Entertainment
Star Trek: Deep Space Nine’s Best Character Was Nearly Tortured By Khan’s Favorite Weapon
By Chris Snellgrove
| Published

Who do you think the most beloved character in Star Trek is? Some would go with famous figures like Kirk or Spock, while others might say Picard or Janeway. Younger fans might even go with Mariner, the firebrand lead character on Lower Decks. For many of us older fans, though, the most beloved character is Quark, the affable Ferengi bartender on Deep Space Nine.
Quark is an ultracapitalist surrounded by socialist Federation types, and his banter with characters completely different from himself is a big part of what makes DS9 so popular.
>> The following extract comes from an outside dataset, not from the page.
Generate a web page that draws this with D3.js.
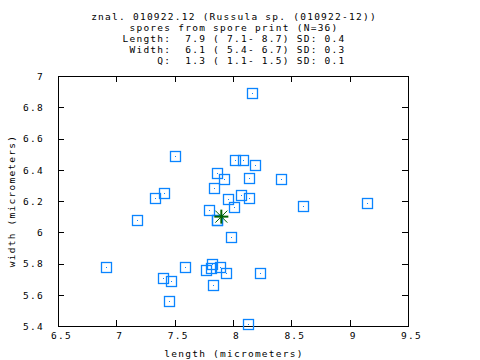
<!DOCTYPE html>
<html><head><meta charset="utf-8">
<script src="https://cdn.jsdelivr.net/npm/d3@7"></script>
<style>
body{margin:0;background:#fff;}
text{font-family:"DejaVu Sans Mono",monospace;font-size:9.5px;letter-spacing:1.25px;fill:#000;white-space:pre;}
</style></head><body>
<svg id="c" width="480" height="360"></svg>
<script>
const titleLines = [
  "znal. 010922.12 (Russula sp. (010922-12))",
  "spores from spore print (N=36)",
  "Length:  7.9 ( 7.1- 8.7) SD: 0.4",
  " Width:  6.1 ( 5.4- 6.7) SD: 0.3",
  "     Q:  1.3 ( 1.1- 1.5) SD: 0.1"
];
const xLabel = "length (micrometers)";
const yLabel = "width (micrometers)";
const xTicks = [6.5, 7, 7.5, 8, 8.5, 9, 9.5];
const yTicks = [5.4, 5.6, 5.8, 6, 6.2, 6.4, 6.6, 6.8, 7];
const sporeLength = [8.165,7.505,8.02,8.088,8.191,7.866,7.926,8.14,8.414,7.84,7.411,7.334,7.96,8.071,8.14,8.603,9.151,7.797,8.011,7.18,7.866,7.986,6.914,7.591,7.823,7.814,7.403,7.471,8.234,7.943,7.891,7.831,7.454,8.131,7.771,7.866];
const sporeWidth  = [6.889,6.486,6.46,6.46,6.428,6.377,6.339,6.345,6.339,6.281,6.249,6.217,6.211,6.236,6.217,6.166,6.185,6.14,6.16,6.076,6.076,5.968,5.776,5.776,5.795,5.769,5.705,5.686,5.737,5.737,5.776,5.66,5.558,5.411,5.757,6.076];
const meanPoint = [7.9, 6.1];

const svg = d3.select("#c");
const x = d3.scaleLinear().domain([6.5, 9.5]).range([58, 408]);
const y = d3.scaleLinear().domain([5.4, 7]).range([326, 76]);
const fmt = d => String(+d.toFixed(1));

// title
svg.selectAll("text.title").data(titleLines).enter().append("text")
  .attr("class","title").attr("x",234).attr("y",(d,i)=>19.5+i*11)
  .attr("text-anchor","middle").text(d=>d);

// axes (inward ticks, mirrored)
const gx = svg.append("g").attr("transform","translate(0,326)")
  .call(d3.axisBottom(x).tickValues(xTicks).tickSize(-6).tickPadding(13).tickFormat(fmt));
const gxt = svg.append("g").attr("transform","translate(0,76)")
  .call(d3.axisTop(x).tickValues(xTicks).tickSize(-6).tickFormat(""));
const gy = svg.append("g").attr("transform","translate(58,0)")
  .call(d3.axisLeft(y).tickValues(yTicks).tickSize(-6).tickPadding(14).tickFormat(fmt));
const gyr = svg.append("g").attr("transform","translate(408,0)")
  .call(d3.axisRight(y).tickValues(yTicks).tickSize(-6).tickFormat(""));
[gx,gxt,gy,gyr].forEach(g=>{
  g.select(".domain").remove();
  g.selectAll("line").attr("stroke","#000").attr("shape-rendering","crispEdges");
  g.selectAll("text").attr("font-family",null).attr("font-size",null).attr("fill","#000");
});
gx.selectAll("text").attr("dx",3).attr("dy","0.71em").attr("y",6);
gy.selectAll("text").attr("dy","0.35em");

svg.append("rect").attr("x",x(6.5)).attr("y",y(7)).attr("width",x(9.5)-x(6.5)).attr("height",y(5.4)-y(7))
  .attr("fill","none").attr("stroke","#000").attr("shape-rendering","crispEdges");

// labels
svg.append("text").attr("x",234).attr("y",357).attr("text-anchor","middle").text(xLabel);
svg.append("text").attr("transform","translate(15,201) rotate(-90)").attr("text-anchor","middle").text(yLabel);

// points
const pts = sporeLength.map((l,i)=>[l, sporeWidth[i]]);
const pg = svg.append("g");
pg.selectAll("rect.pt").data(pts).enter().append("rect").attr("class","pt")
  .attr("x",d=>Math.round(x(d[0]))-5+0.5).attr("y",d=>Math.round(y(d[1]))-5+0.5)
  .attr("width",10).attr("height",10).attr("fill","none").attr("stroke","#0a84ff").attr("stroke-width",1.3);
pg.selectAll("rect.dot").data(pts).enter().append("rect").attr("class","dot")
  .attr("x",d=>Math.round(x(d[0]))).attr("y",d=>Math.round(y(d[1])))
  .attr("width",1).attr("height",1).attr("fill","#0a84ff");

// mean star
const mx = x(meanPoint[0]), my = y(meanPoint[1]);
const sg = svg.append("g").attr("stroke","#006400");
sg.append("line").attr("x1",mx-7).attr("x2",mx+7).attr("y1",my).attr("y2",my).attr("stroke-width",2);
sg.append("line").attr("x1",mx).attr("x2",mx).attr("y1",my-7).attr("y2",my+7).attr("stroke-width",2);
sg.append("line").attr("x1",mx-6).attr("x2",mx+6).attr("y1",my-6).attr("y2",my+6).attr("stroke-width",1);
sg.append("line").attr("x1",mx-6).attr("x2",mx+6).attr("y1",my+6).attr("y2",my-6).attr("stroke-width",1);
</script></body></html>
This bartender rarely goes into battle, but he still finds himself in all kinds of painful trouble. Of course, things could always have been worse. One unfilmed scene from the episode “Melora” would have had Quark tortured by the same alien eels used to torture people by Khan Noonien Singh, the greatest villain in all of Star Trek!
All Quarked Up
How the heck did Quark nearly end up on the receiving end of an alien eel attack? It all goes back to “Melora,” a Season 2 DS9 episode involving Dr. Bashir falling in love with a woman who can’t easily navigate the Earth-like gravity of the station. Meanwhile, the episode’s B plot involves a menacing alien shaking Quark down over past debts.
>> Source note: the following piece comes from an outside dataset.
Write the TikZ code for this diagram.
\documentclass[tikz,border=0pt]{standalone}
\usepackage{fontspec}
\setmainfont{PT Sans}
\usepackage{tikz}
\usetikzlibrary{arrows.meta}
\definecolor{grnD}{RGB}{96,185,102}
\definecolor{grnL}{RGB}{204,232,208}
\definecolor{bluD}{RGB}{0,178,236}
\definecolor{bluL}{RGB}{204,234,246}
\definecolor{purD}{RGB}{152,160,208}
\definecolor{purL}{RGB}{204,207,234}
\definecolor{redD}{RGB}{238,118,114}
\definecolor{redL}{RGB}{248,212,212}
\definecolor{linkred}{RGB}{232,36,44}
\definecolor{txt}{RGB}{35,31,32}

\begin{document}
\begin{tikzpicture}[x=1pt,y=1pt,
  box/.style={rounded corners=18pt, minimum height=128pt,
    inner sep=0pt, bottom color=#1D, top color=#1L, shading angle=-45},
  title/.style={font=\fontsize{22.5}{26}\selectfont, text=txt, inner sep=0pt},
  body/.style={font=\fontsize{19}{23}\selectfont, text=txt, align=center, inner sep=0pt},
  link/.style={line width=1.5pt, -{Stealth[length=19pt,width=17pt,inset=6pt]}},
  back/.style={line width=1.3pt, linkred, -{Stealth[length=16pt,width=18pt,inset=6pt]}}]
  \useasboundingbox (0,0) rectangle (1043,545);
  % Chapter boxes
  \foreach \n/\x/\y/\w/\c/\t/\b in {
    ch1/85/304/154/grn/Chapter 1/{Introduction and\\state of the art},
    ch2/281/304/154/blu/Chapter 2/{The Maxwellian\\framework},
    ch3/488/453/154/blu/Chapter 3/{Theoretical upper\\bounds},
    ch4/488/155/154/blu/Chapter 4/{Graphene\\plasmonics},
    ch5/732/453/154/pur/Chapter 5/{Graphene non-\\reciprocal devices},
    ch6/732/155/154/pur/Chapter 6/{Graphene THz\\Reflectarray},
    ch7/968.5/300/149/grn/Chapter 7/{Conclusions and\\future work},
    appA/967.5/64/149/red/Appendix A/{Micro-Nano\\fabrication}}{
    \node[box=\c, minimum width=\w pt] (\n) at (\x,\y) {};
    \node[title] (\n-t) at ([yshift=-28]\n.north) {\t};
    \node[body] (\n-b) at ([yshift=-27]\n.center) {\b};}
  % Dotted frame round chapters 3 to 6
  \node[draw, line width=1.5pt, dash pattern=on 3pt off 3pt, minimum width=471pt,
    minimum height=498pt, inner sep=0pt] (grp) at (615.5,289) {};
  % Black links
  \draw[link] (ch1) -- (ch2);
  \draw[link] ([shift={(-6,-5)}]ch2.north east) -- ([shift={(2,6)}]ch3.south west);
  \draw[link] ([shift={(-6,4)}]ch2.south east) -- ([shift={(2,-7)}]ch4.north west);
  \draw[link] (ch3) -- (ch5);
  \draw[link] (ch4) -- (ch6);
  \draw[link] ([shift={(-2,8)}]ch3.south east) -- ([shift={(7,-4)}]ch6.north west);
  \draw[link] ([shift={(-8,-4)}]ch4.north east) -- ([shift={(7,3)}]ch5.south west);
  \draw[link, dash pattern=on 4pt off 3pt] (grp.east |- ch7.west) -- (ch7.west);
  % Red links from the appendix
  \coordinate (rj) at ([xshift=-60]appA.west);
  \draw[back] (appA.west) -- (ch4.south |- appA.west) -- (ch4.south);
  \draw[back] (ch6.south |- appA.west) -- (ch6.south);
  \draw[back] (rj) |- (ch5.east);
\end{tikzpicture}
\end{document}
The first draft of “Melora” was written by Evan Carlos Somers, a former intern who pitched the episode. Since Somers uses a wheelchair, he hoped to bring some authenticity to the titular Melora, someone who must navigate DS9 using a wheelchair. While the writer turned in a solid draft, the script ultimately needed retuning. Several writers (including then-showrunner Michael Piller) tweaked the script, resulting in the episode you see onscreen. Among other things, they removed a plot point from Somers where Quark’s nemesis (a man named Fallit Kot) would have tortured the Ferengi using eels from Ceti Alpha V.
Hear No Evil
According to The Official Star Trek: Deep Space Nine Magazine, Somers wanted to portray the villain “psychologically toying with Quark, terrifying him” and eventually killing Quark “by using the Ceti eels introduced in Star Trek II: The Wrath of Khan, but this variety didn’t cause mental vulnerability for mind control.” After making all these elaborate plans for the Ferengi’s torture, he was disappointed that “Fallit Kot just strangles Quark” in the aired episode, a threat which was “not quite titanic enough.”
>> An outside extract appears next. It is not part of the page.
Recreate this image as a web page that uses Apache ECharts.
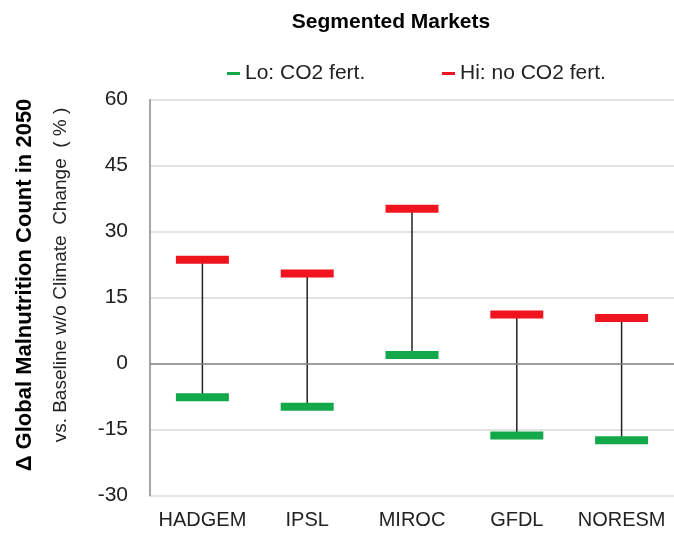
<!DOCTYPE html>
<html><head><meta charset="utf-8">
<script src="https://cdn.jsdelivr.net/npm/echarts@6/dist/echarts.min.js"></script>
<style>html,body{margin:0;padding:0;background:#fff}#c{width:674px;height:535px}</style>
</head><body><div id="c"></div>
<script>
var categories = ['HADGEM', 'IPSL', 'MIROC', 'GFDL', 'NORESM'];
var loValues = [-7.6, -9.8, 2.0, -16.3, -17.4];
var hiValues = [23.6, 20.5, 35.2, 11.2, 10.4];
var yTicks = [-30, -15, 0, 15, 30, 45, 60];

var chart = echarts.init(document.getElementById('c'));
var font = '"Liberation Sans", Arial, sans-serif';
var connData = categories.map(function (c, i) { return [i, loValues[i], hiValues[i]]; });
var legendText = { fontFamily: font, fontSize: 21, color: '#222' };

chart.setOption({
  animation: false,
  title: { text: 'Segmented Markets', left: 386, textAlign: 'center', top: 7,
    textStyle: { fontFamily: font, fontWeight: 'bold', fontSize: 21, color: '#000' } },
  legend: [
    { top: 58, left: 222, icon: 'rect', itemWidth: 13, itemHeight: 3, itemGap: 4,
      textStyle: legendText, data: ['Lo: CO2 fert.'] },
    { top: 58, left: 437, icon: 'rect', itemWidth: 13, itemHeight: 3, itemGap: 4,
      textStyle: legendText, data: ['Hi: no CO2 fert.'] }
  ],
  grid: { left: 150, right: -2, top: 99.7, bottom: 39.3 },
  xAxis: { type: 'category', data: categories, boundaryGap: true,
    axisLine: { show: false }, axisTick: { show: false },
    axisLabel: { interval: 0, margin: 15, fontFamily: font, fontSize: 20, color: '#222' } },
  yAxis: { type: 'value', min: yTicks[0], max: yTicks[yTicks.length - 1], interval: 15,
    axisLine: { show: true, lineStyle: { color: '#888', width: 1.5 } }, axisTick: { show: false },
    axisLabel: { margin: 22, fontFamily: font, fontSize: 21, color: '#222' },
    splitLine: { lineStyle: { color: '#d9d9d9', width: 1.5 } } },
  graphic: [
    { type: 'text', x: 25, y: 285, rotation: Math.PI / 2, style: { text: '\u0394 Global Malnutrition Count in 2050',
      fontFamily: font, fontWeight: 'bold', fontSize: 22, fill: '#000', textAlign: 'center', textVerticalAlign: 'middle' } },
    { type: 'text', x: 61, y: 275, rotation: Math.PI / 2, style: { text: 'vs. Baseline w/o Climate  Change  ( % )',
      fontFamily: font, fontSize: 19, fill: '#222', textAlign: 'center', textVerticalAlign: 'middle' } }
  ],
  series: [
    { type: 'custom', name: 'conn', data: connData, z: 2, silent: true,
      renderItem: function (params, api) {
        var p1 = api.coord([api.value(0), api.value(1)]);
        var p2 = api.coord([api.value(0), api.value(2)]);
        return { type: 'line', shape: { x1: p1[0], y1: p1[1], x2: p2[0], y2: p2[1] },
          style: { stroke: '#222', lineWidth: 1.5 } };
      },
      markLine: { silent: true, symbol: 'none', label: { show: false },
        lineStyle: { color: '#888', width: 1.5, type: 'solid' }, data: [{ yAxis: 0 }] } },
    { type: 'scatter', name: 'Lo: CO2 fert.', data: loValues, symbol: 'rect', symbolSize: [53, 8], z: 3,
      itemStyle: { color: '#13a84a', opacity: 1 } },
    { type: 'scatter', name: 'Hi: no CO2 fert.', data: hiValues, symbol: 'rect', symbolSize: [53, 8], z: 3,
      itemStyle: { color: '#f0141e', opacity: 1 } }
  ]
});
</script></body></html>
In retrospect, I’d have to agree. Certainly, an elaborate torture sequence is going to be more tense and exciting than a plain, old strangulation. If nothing else, this scene would have cemented what a creepy threat those Ceti Alpha V eels really were. Sadly, the last time they were mentioned in canon was in Star Trek: Discovery, where an Orion outpost was selling them as a tasty treat on the Klingon homeworld!
As a huge fan of Deep Space Nine, I would have loved to see a major homage to The Wrath of Khan so early in the show’s run. Instead, we’d have to wait several more years until “Doctor Bashir, I Presume” revealed that the titular physician had received Khan-like genetic augmentation. As for Quark, he completed the show’s run without getting threatened by any more creepy eels. That might be for the best, though. Knowing the opportunistic Ferengi, he’d probably just end up serving them to his customers with a healthy heaping of yamok sauce!